Einen schönen Donnerstagabend.
Nun habe auch ich den Brief von Wien Energie bekommen. Es waren zwei, was nur logisch ist, denn die Hose zum Aussackeln hat ja auch zwei Taschen. Ich war jedenfalls ganz entzückt und habe mir die Schreiben mit Magneten auf den Kühlschrank geheftet, eine andere Funktion wird er demnächst sowieso nicht mehr erfüllen. In den Briefen war zu lesen: Für eine gefühlte Verzehnfachung des Preises mit jährlich zweimaliger Anpassung, die Aushändigung des Erstgeborenen und ein Organ meiner Wahl (Niere oder Augenhornhaut, weiß noch nicht) erhalte ich zwei Stunden Gratisstrom und eine halbe Stunde zum halben Preis. Klingt fair. Optima Entspannt heißt der Tarif. Ich war so entspannt, dass ich mich gleich hinsetzen musste. Die bei der Wien Energie werden ordentlich Kohle scheffeln, habe ich mir gedacht, die können schon bald mit den Geldscheinen aus den Übergewinnen die Kraft-Wärme-Koppelungsanlagen der Fernwärme bedienen. Das war vorige Woche. Heute wissen wir: Na ja, stimmt nicht so ganz.

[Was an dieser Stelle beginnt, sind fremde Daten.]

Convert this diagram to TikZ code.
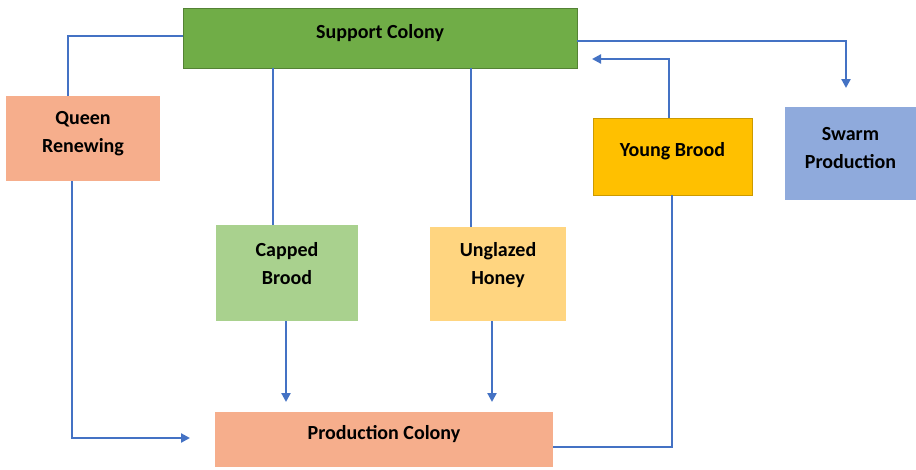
\documentclass[tikz,border=0pt]{standalone}
\usepackage{fontspec}
\setmainfont{Carlito}
\usetikzlibrary{arrows.meta}
\definecolor{lnblue}{HTML}{4472C4}
\definecolor{sgreen}{HTML}{70AD47}
\definecolor{sgreenb}{HTML}{548235}
\definecolor{salmon}{HTML}{F6AE8C}
\definecolor{lgreen}{HTML}{A9D18E}
\definecolor{lorange}{HTML}{FFD580}
\definecolor{gold}{HTML}{FFC000}
\definecolor{swblue}{HTML}{8FAADC}
\begin{document}
\begin{tikzpicture}[x=1pt,y=-1pt,
  box/.style={rectangle,inner sep=0pt},
  txt/.style={align=center,inner sep=0pt,yshift=5pt,font=\fontsize{20}{28}\selectfont\bfseries},
  conn/.style={draw=lnblue,line width=2.2pt},
  arr/.style={conn,-{Triangle[length=9pt,width=9pt]}}]
\useasboundingbox[fill=white] (0,0) rectangle (916,469);
% boxes
\node[box,fill=sgreen,draw=sgreenb,line width=0.8pt,minimum width=394pt,minimum height=60pt,label={[txt]center:Support Colony}] (support) at (380,38) {};
\node[box,fill=salmon,minimum width=154pt,minimum height=85pt,label={[txt]center:Queen\\Renewing}] (queen) at (83,138.5) {};
\node[box,fill=swblue,minimum width=131pt,minimum height=93pt,label={[txt]center:Swarm\\Production}] (swarm) at (850.5,153.5) {};
\node[box,fill=gold,draw=gold!80!black,line width=0.6pt,minimum width=159pt,minimum height=77pt,label={[txt]center:Young Brood}] (young) at (672.5,156.5) {};
\node[box,fill=lgreen,minimum width=142pt,minimum height=96pt,label={[txt,yshift=4pt]center:Capped\\Brood}] (capped) at (287,273) {};
\node[box,fill=lorange,minimum width=136pt,minimum height=94pt,label={[txt,yshift=4pt]center:Unglazed\\Honey}] (honey) at (498,274) {};
\node[box,fill=salmon,minimum width=338pt,minimum height=55pt,label={[txt]center:Production Colony}] (prod) at (384,439.5) {};
% free ends and bends
\coordinate (q1) at (68,36);
\coordinate (q2) at (72,438);
\coordinate (qend) at (190,438);
\coordinate (c0) at (273,100);
\coordinate (h0) at (471,100);
\coordinate (cend) at (286,402);
\coordinate (hend) at (492,402);
\coordinate (p1) at (672,447);
\coordinate (y1) at (669,59);
\coordinate (yend) at (592,59);
\coordinate (s1) at (846,41);
\coordinate (send) at (846,88);
% connectors
\draw[conn] (support.west |- q1) -- (q1) -- (q1 |- queen.north);
\draw[arr] (queen.south -| q2) -- (q2) -- (qend);
\draw[conn] (support.south -| c0) -- (capped.north -| c0);
\draw[conn] (support.south -| h0) -- (honey.north -| h0);
\draw[arr] (capped.south -| cend) -- (cend);
\draw[arr] (honey.south -| hend) -- (hend);
\draw[conn] (prod.east |- p1) -- (p1) -- (p1 |- young.south);
\draw[arr] (young.north -| y1) -- (y1) -- (yend);
\draw[arr] (support.east |- s1) -- (s1) -- (send);
\end{tikzpicture}
\end{document}
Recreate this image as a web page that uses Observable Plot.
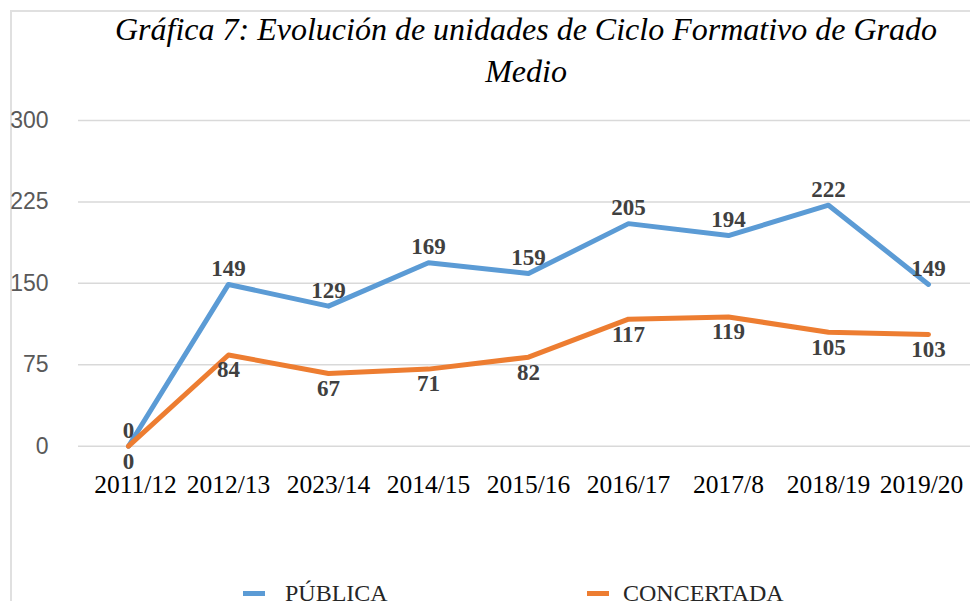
<!DOCTYPE html>
<html>
<head>
<meta charset="utf-8">
<script src="https://cdn.jsdelivr.net/npm/d3@7"></script>
<script src="https://cdn.jsdelivr.net/npm/@observablehq/plot@0.6"></script>
<style>
  html, body { margin: 0; padding: 0; background: #fff; overflow: hidden; }
  body { width: 970px; height: 601px; position: relative; }
  #frame { position: absolute; left: 10px; top: 10px; width: 1000px; height: 700px; border: 2px solid #e0e0e0; box-sizing: border-box; }
  #title { position: absolute; left: 76px; width: 900px; top: 8px; text-align: center;
    font-family: "Liberation Serif", serif; font-style: italic; font-size: 32px; line-height: 42px; color: #000; white-space: nowrap; }
  #chart { position: absolute; left: 0; top: 100px; }
  .leg { position: absolute; top: 581px; font-family: "Liberation Serif", serif; font-size: 24px; line-height: 24px; color: #262626; white-space: nowrap; }
  .sw { position: absolute; top: 591px; width: 22px; height: 5px; }
</style>
</head>
<body>
<div id="frame"></div>
<div id="title"></div>
<div id="chart"></div>
<div id="legend"></div>
<script>
const titleLines = ["Gráfica 7: Evolución de unidades de Ciclo Formativo de Grado", "Medio"];
const years = ["2011/12", "2012/13", "2023/14", "2014/15", "2015/16", "2016/17", "2017/8", "2018/19", "2019/20"];
const seriesNames = ["PÚBLICA", "CONCERTADA"];
const publica = [0, 149, 129, 169, 159, 205, 194, 222, 149];
const concertada = [0, 84, 67, 71, 82, 117, 119, 105, 103];
const seriesColors = ["#5B9BD5", "#ED7D31"];
const yTicks = [0, 75, 150, 225, 300];

document.getElementById("title").innerHTML = titleLines.join("<br>");

const rows = [];
years.forEach((yr, i) => {
  rows.push({year: yr, value: publica[i], series: seriesNames[0]});
});
years.forEach((yr, i) => {
  rows.push({year: yr, value: concertada[i], series: seriesNames[1]});
});
const pub = rows.filter(d => d.series === seriesNames[0]);
const con = rows.filter(d => d.series === seriesNames[1]);

const xAxisStyle = {tickSize: 0, tickPadding: 29, fontSize: 25.5, fontFamily: "Liberation Serif, serif", fill: "#000", label: null};

const chart = Plot.plot({
  width: 970,
  height: 400,
  marginLeft: 78,
  marginRight: 0,
  marginTop: 20,
  marginBottom: 54.3,
  x: {type: "point", domain: years, range: [127, 928], padding: 0, label: null},
  y: {domain: [0, 300], ticks: yTicks, label: null},
  color: {domain: seriesNames, range: seriesColors},
  marks: [
    Plot.ruleY(yTicks, {stroke: "#d9d9d9", strokeWidth: 1.5}),
    Plot.axisY({ticks: yTicks, tickSize: 0, tickPadding: 30, fontSize: 23, fontFamily: "Liberation Sans, sans-serif", fill: "#595959", label: null}),
    Plot.axisX({...xAxisStyle, ticks: years.slice(0, 1), dx: 7}),
    Plot.axisX({...xAxisStyle, ticks: years.slice(1, -1)}),
    Plot.axisX({...xAxisStyle, ticks: years.slice(-1), dx: -7}),
    Plot.line(rows, {x: "year", y: "value", z: "series", stroke: "series", strokeWidth: 5, strokeLinejoin: "round", strokeLinecap: "round"}),
    Plot.text(pub, {x: "year", y: "value", text: d => String(d.value), dy: -16, fontSize: 23, fontWeight: "bold", fontFamily: "Liberation Serif, serif", fill: "#404040"}),
    Plot.text(con, {x: "year", y: "value", text: d => String(d.value), dy: 15, fontSize: 23, fontWeight: "bold", fontFamily: "Liberation Serif, serif", fill: "#404040"})
  ]
});
document.getElementById("chart").appendChild(chart);

const legend = document.getElementById("legend");
const swX = [243, 587];
const txtX = [285, 623];
seriesNames.forEach((name, i) => {
  const sw = document.createElement("div");
  sw.className = "sw";
  sw.style.left = swX[i] + "px";
  sw.style.background = seriesColors[i];
  legend.appendChild(sw);
  const t = document.createElement("div");
  t.className = "leg";
  t.style.left = txtX[i] + "px";
  t.textContent = name;
  legend.appendChild(t);
});
</script>
</body>
</html>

Wir leben in einer Welt der Extreme, das einst Normale zwischen diesen Polen geht immer mehr durch Reibung verlustig. Es ist entweder heiß wie auf der Sonne oder eisig kalt; Menschen sehen aus wie der junge Arnold Schwarzenegger oder wie eine Süßkartoffel; Arme stehen vor Sozialmärkten Schlange, während Reiche im Weltraum urlauben. Natürlich gibt es noch Frühling und Herbst, es gibt durchschnittliche Staturen und den Mittelstand. Aber dass das, was wir Normalität nennen, von exponentiellem Wachstum betroffen wäre, kann ich nicht erkennen. Und auch die Causa Wien Energie ist ein Fallbeispiel für das Extreme. Auf der einen Seite die Pleitegeier, die dem „insolventen“ Unternehmen auf offener Bühne die Eingeweide herausreißen, dort die Beschwichtiger, die Verharmloser. Gehen Sie weiter, rufen sie, es gibt nichts zu sehen. Alles richtig gemacht.
Was ist schon normal? Für mich ist es das nicht: Dass einem Energiekonzern, der zwei Millionen Menschen versorgt, still und heimlich zweimal 700 Millionen Euro zugeschanzt werden, der dann die Frage, ob es irgendwelche Probleme gibt, verneint, nur um übers Wochenende ganz dringend sechs Milliarden Euro zu benötigen. Sechs Milliarden Euro! Wie viele Seilbahnen man dafür bauen könnte. Später brauchte Wien Energie doch nur zwei Milliarden Euro, dann wieder nichts - da gehen ja mehr Nullen verloren als unter Gernot Blümel. Und eines wird immer offensichtlicher: Kaum ist Renate Brauner, Beraterin für Daseinsvorsorge in Pension, geht es mit Wien bergab. Für 700 Millionen Euro Schulden hat Brauner immerhin mindestens ein Jahr benötigt.
Vermutlich wähle ich die Augenhornhaut. Fraglich ist, ob ich auf dem linken oder rechten Auge blind sein möchte - in Österreich kommt man mit beidem gut voran. Übrigens bin ich, zumindest solange ich Strom habe und Sie mögen, wieder regelmäßig auf diesem Kanal für Sie da. Der Sommer ist vorbei. Ich bin Optima Entspannt.
Ich wünsche einen schönen Feierabend, so Sie einen haben.